The battle raged into the 1980s, but with pressure and canvassing by Forest Hill resident Kay Gardner, who would run for municipal office in 1978 and finally win in 1985, and other key players, the Beltline opened in 1989 and would be renamed for Ms. Gardner in 2000.
I park my car at the top of Lascelles Boulevard beside the apartment buildings I call “the Five Sisters” (Brentwood Towers by architect Harry B. Kohl, 1958-61) and find the city-branded bollards easily. The first thing I notice is that the tall, elegant light standards that appear to the east don’t continue west of Lascelles. I’ll discover that there is virtually no lighting all the way to Allen. This, said the report’s authors a dozen years ago, “inspires trepidation. Thickly forested, the trail becomes shrouded in shadows well before dusk. At night, the trail is pitch black, with virtually no users.” Luckily, it’s 2:38 p.m., so I begin walking.

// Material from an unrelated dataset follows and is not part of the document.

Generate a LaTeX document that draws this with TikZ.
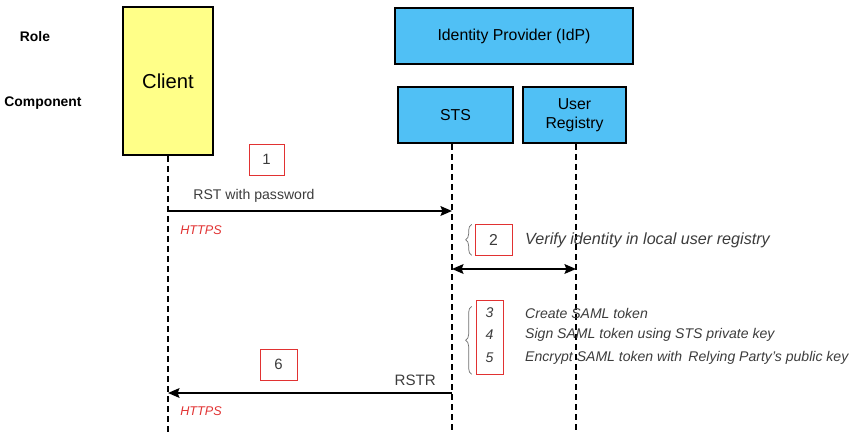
\documentclass[tikz,border=0pt]{standalone}
\usepackage{fontspec}
\setmainfont{Liberation Sans}
\usetikzlibrary{arrows.meta,decorations.pathreplacing}
\definecolor{client_yell}{RGB}{255,255,136}
\definecolor{idp_blue}{RGB}{80,192,245}
\definecolor{step_red}{RGB}{225,50,50}
\definecolor{brace_gray}{RGB}{110,110,110}
\definecolor{text_gray}{RGB}{60,60,60}
\begin{document}
\begin{tikzpicture}[x=0.02cm,y=-0.02cm,>={Stealth[length=6.5pt,width=5.5pt,inset=1pt]}]
    \tikzstyle{actor}=[draw, rectangle, inner sep=0pt, line width=1pt, text=black]
    \tikzstyle{client}=[style=actor, fill=client_yell, minimum width=1.8cm, minimum height=2.96cm, font=\fontsize{11.5}{14}\selectfont]
    \tikzstyle{idp}=[style=actor, fill=idp_blue, minimum height=1.12cm, font=\fontsize{9}{10.5}\selectfont, align=center]
    \tikzstyle{stepbox}=[draw=step_red, rectangle, inner sep=0pt, fill=white, text=text_gray]
    \tikzstyle{rolelabel}=[font=\fontsize{7.9}{9}\selectfont\bfseries]
    \tikzstyle{msg}=[font=\fontsize{8}{9.5}\selectfont, text=text_gray]
    \tikzstyle{proto}=[font=\fontsize{7.2}{8.5}\selectfont\itshape, text=step_red]
    \tikzstyle{todo}=[font=\fontsize{8}{9.5}\selectfont\itshape, text=text_gray, anchor=west]
    \tikzstyle{lifeline}=[dashed, line width=1.1pt, dash pattern=on 3.4pt off 2.3pt]
    \tikzstyle{call}=[->, line width=1pt]
    \tikzstyle{grpbrace}=[draw=brace_gray, decorate, decoration={brace, amplitude=0.12cm}]

    \useasboundingbox (0,0) rectangle (853,432);

    % roles and components
    \node[rolelabel] (role) at (35,37) {Role};
    \node[rolelabel] (comp) at (43,103) {Component};
    \node[client] (client) at (168,81) {Client};
    \node[idp, minimum width=4.76cm] (idp) at (514,36) {Identity Provider (IdP)};
    \node[idp, minimum width=2.3cm]  (sts) at (455.5,115) {STS};
    \node[idp, minimum width=2.06cm] (reg) at (574.5,115) {User\\Registry};

    % lifelines
    \coordinate (clientEnd) at (168,432);
    \coordinate (stsEnd) at (452,432);
    \coordinate (regEnd) at (576,432);
    \draw[lifeline] (client.south) -- (clientEnd);
    \draw[lifeline] (sts.south -| stsEnd) -- (stsEnd);
    \draw[lifeline] (reg.south -| regEnd) -- (regEnd);

    % step 1
    \coordinate (c1) at (168,211);
    \coordinate (s1) at (452,211);
    \node[stepbox, minimum width=0.7cm, minimum height=0.62cm, font=\fontsize{8.5}{10}\selectfont] (n1) at (266.5,159.5) {1};
    \node[msg] (rst) at (254,196) {RST with password};
    \node[proto] (https1) at (201,230) {HTTPS};
    \draw[call] (c1) -- (s1);

    % step 2
    \coordinate (s2) at (452,269);
    \coordinate (r2) at (576,269);
    \node[stepbox, minimum width=0.74cm, minimum height=0.62cm, font=\fontsize{9}{10.5}\selectfont] (n2) at (493.5,239.5) {2};
    \node[todo, font=\fontsize{9.2}{10.5}\selectfont\itshape] (t2) at (519,240) {Verify identity in local user registry};
    \draw[grpbrace] (n2.south west) ++(-3,0) -- ++(0,-31);
    \draw[<->, line width=1pt] (s2) -- (r2);

    % steps 3 to 5
    \node[stepbox, minimum width=0.54cm, minimum height=1.48cm] (n35) at (489.5,337) {};
    \node[todo, anchor=center] (n3) at (n35.center |- 0,313) {3};
    \node[todo, anchor=center] (n4) at (n35.center |- 0,335) {4};
    \node[todo, anchor=center] (n5) at (n35.center |- 0,358) {5};
    \node[todo] (t3) at (519,313) {Create SAML token};
    \node[todo] (t4) at (519,335) {Sign SAML token using STS private key};
    \node[todo] (t5) at (519,358) {Encrypt SAML token with\, Relying Party's public key};
    \draw[grpbrace] (n35.south west) ++(-4,0) -- ++(0,-68);

    % step 6
    \coordinate (s6) at (452,393);
    \coordinate (c6) at (168,393);
    \node[stepbox, minimum width=0.74cm, minimum height=0.62cm, font=\fontsize{8.5}{10}\selectfont] (n6) at (278.5,364.5) {6};
    \node[msg, anchor=east, font=\fontsize{8.6}{10}\selectfont] (rstr) at (442,380) {RSTR};
    \node[proto] (https2) at (201,411) {HTTPS};
    \draw[call] (s6) -- (c6);
  \end{tikzpicture}
\end{document}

It’s true: despite being a few minutes away from Oriole Parkway and the 1956 Peter Dickinson-designed building at No. 240, I am surrounded by trees, romping squirrels and birdsong. Continuing on, it becomes an amazing simulation of a country allée, stretching into the distance, just as I begin jonesing for my afternoon espresso. It’s also interesting, as I get deeper into Forest Hill, to see the backs of the mansions, and the little gangplanks many homeowners have built to gain access to the trail.
Just before Eglinton Avenue West, however, changes in urban planning become evident as, to my right, 321 Chaplin Cres. – which opened as “the Belfontaine” in 1963 – and, to my left, the Mr. Lube oil and tire shop come into view. From Eglinton to Bathurst Street, apartment towers surround the Beltline, and lone joggers and dog-walkers change to families.
One observation after passing Larry Grossman Forest Hill Memorial Arena and the North Preparatory Junior Public School (Page & Steele, 1936): here, as the trail comes very close to the Chaplin Crescent sidewalk, it narrows considerably and looks more like a “desire line” (an unplanned trail created by shortcutting humans) than something official. Here, I think, is an opportunity for branding, for funnelling folks at the bus shelter to skip the bus and walk instead. How about some lighting, logos (a giant colourful belt?) or a gate?
As the Beltline straightens and points due west after Bathurst Street, it’s all houses again. Crossing Old Park Road, it’s nice to see North Prep’s cousin, West Preparatory Junior Public (also Page & Steele, 1941). But there isn’t much trail left: about 400 metres later, I hit a wall, literally, as the checkerboard-patterned soundproofing separating houses from the Allen Expressway abruptly ends my trek. At least someone has scrawled “tout est possible” on the wall to give me encouragement. I check my watch, 3:32 p.m., and my phone, more than 7,000 steps.
I take city streets back since my plantar fasciitis is begging not renavigate some of the ice sheets I encountered on portions of the trail (I’m sure they’re gone by now) and get back to my car at 4:30 p.m. I decide, however, to walk the little eastern portion of the Beltline since it’s so much fun to look down onto the TTC tracks and Yonge Street, and then poke a little into the cemetery portion. However, that long-overdue espresso is calling.
Happy spring, dear readers! I’ll walk the shorter York Beltline in late summer or early fall.